##### Records provided
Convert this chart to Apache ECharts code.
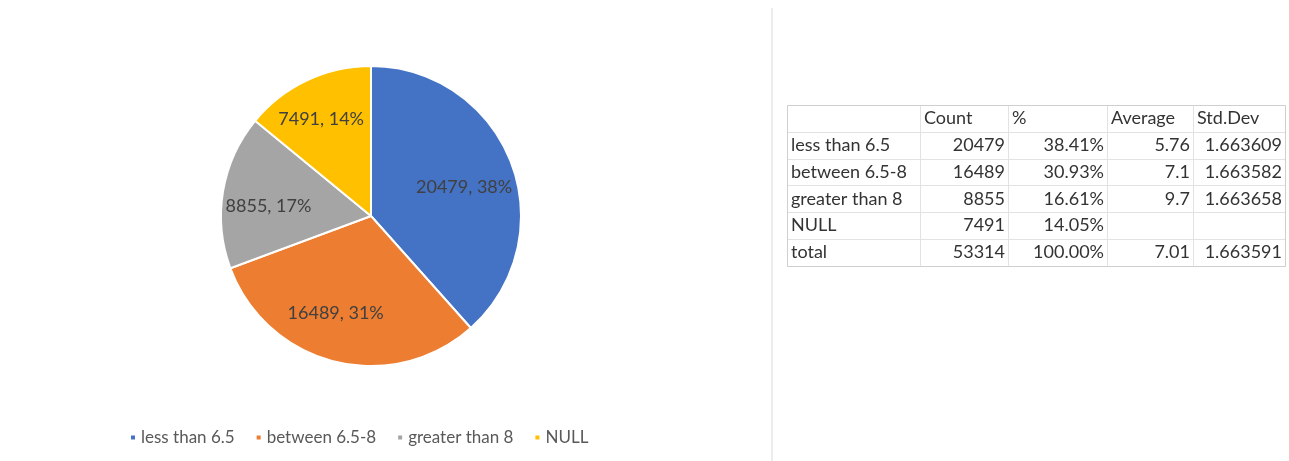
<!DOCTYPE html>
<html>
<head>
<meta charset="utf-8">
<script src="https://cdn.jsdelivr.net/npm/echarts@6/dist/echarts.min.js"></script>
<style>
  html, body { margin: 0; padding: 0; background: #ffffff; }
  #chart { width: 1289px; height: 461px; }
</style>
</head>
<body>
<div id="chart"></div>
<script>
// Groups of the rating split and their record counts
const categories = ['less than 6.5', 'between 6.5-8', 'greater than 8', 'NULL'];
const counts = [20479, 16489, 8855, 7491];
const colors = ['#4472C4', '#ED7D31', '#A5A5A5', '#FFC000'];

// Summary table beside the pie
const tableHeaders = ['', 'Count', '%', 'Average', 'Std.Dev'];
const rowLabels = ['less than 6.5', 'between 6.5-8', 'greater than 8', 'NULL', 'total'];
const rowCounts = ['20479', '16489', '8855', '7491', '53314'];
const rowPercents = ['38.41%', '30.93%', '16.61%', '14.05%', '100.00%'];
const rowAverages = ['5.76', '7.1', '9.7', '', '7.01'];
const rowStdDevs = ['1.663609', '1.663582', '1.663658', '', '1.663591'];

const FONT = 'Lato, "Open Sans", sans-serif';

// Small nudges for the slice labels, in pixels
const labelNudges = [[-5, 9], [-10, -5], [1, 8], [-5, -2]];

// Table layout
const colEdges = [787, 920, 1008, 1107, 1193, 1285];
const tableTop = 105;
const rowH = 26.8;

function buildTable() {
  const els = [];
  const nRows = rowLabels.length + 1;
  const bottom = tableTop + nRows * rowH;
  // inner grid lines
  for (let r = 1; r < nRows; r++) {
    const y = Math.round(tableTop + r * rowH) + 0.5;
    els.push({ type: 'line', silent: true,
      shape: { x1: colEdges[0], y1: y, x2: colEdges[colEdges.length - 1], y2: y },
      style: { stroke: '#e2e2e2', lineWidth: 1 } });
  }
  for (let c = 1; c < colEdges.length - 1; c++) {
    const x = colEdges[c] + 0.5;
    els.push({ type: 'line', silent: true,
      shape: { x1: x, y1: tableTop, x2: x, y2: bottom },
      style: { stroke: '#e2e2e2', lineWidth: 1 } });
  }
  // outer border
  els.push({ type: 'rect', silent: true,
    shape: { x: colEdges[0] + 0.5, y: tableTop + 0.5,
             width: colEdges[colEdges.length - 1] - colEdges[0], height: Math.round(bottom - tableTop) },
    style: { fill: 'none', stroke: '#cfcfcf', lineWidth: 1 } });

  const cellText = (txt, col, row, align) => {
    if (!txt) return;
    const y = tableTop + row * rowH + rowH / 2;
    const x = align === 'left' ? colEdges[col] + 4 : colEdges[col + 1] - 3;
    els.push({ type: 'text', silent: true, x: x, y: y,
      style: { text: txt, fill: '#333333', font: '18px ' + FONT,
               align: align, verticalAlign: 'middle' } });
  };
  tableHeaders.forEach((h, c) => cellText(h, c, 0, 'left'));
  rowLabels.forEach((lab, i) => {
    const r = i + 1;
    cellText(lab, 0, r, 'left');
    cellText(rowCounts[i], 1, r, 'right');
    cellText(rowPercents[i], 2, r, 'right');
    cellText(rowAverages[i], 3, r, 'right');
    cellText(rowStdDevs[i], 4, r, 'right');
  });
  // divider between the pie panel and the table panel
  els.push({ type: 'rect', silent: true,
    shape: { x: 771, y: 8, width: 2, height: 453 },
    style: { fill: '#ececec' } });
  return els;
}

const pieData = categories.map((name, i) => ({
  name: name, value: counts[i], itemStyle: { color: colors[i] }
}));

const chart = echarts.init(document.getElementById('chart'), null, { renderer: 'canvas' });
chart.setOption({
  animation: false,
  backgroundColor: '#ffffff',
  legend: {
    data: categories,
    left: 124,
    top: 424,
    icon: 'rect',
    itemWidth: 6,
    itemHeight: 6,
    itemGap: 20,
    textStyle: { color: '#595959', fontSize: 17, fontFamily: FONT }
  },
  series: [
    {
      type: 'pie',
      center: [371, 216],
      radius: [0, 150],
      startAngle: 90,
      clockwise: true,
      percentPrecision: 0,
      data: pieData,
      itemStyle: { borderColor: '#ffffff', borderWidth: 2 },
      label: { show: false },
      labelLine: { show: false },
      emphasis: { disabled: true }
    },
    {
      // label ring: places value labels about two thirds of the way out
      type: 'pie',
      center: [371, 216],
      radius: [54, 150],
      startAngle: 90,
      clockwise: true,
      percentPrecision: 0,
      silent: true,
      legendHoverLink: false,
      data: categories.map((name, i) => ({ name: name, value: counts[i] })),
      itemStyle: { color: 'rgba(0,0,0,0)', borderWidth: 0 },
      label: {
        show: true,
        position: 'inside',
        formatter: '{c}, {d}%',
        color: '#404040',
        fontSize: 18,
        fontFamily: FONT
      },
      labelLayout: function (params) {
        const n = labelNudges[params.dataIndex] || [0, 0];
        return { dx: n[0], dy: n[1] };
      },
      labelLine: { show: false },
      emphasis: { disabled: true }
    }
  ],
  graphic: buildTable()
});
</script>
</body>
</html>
##########
##### Records provided
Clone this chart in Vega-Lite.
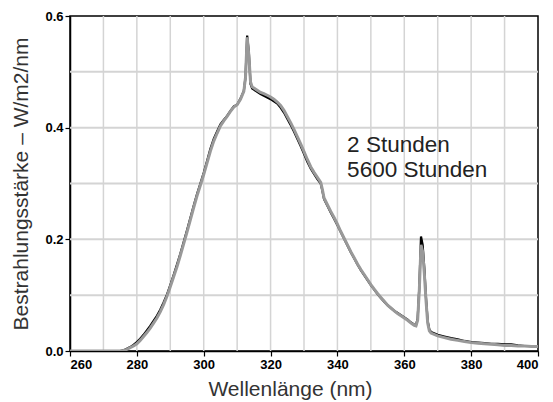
##########
:: Written request ::
Transcribe exactly the lines between the one containing "Convert this chart to Apache ECharts code." and the one containing "['1.663609', '1.663582', '1.663658', '', '1.663591'];", counting both ends. Pictures are not copied.

:: Result of the task ::
Convert this chart to Apache ECharts code.
<!DOCTYPE html>
<html>
<head>
<meta charset="utf-8">
<script src="https://cdn.jsdelivr.net/npm/echarts@6/dist/echarts.min.js"></script>
<style>
  html, body { margin: 0; padding: 0; background: #ffffff; }
  #chart { width: 1289px; height: 461px; }
</style>
</head>
<body>
<div id="chart"></div>
<script>
// Groups of the rating split and their record counts
const categories = ['less than 6.5', 'between 6.5-8', 'greater than 8', 'NULL'];
const counts = [20479, 16489, 8855, 7491];
const colors = ['#4472C4', '#ED7D31', '#A5A5A5', '#FFC000'];

// Summary table beside the pie
const tableHeaders = ['', 'Count', '%', 'Average', 'Std.Dev'];
const rowLabels = ['less than 6.5', 'between 6.5-8', 'greater than 8', 'NULL', 'total'];
const rowCounts = ['20479', '16489', '8855', '7491', '53314'];
const rowPercents = ['38.41%', '30.93%', '16.61%', '14.05%', '100.00%'];
const rowAverages = ['5.76', '7.1', '9.7', '', '7.01'];
const rowStdDevs = ['1.663609', '1.663582', '1.663658', '', '1.663591'];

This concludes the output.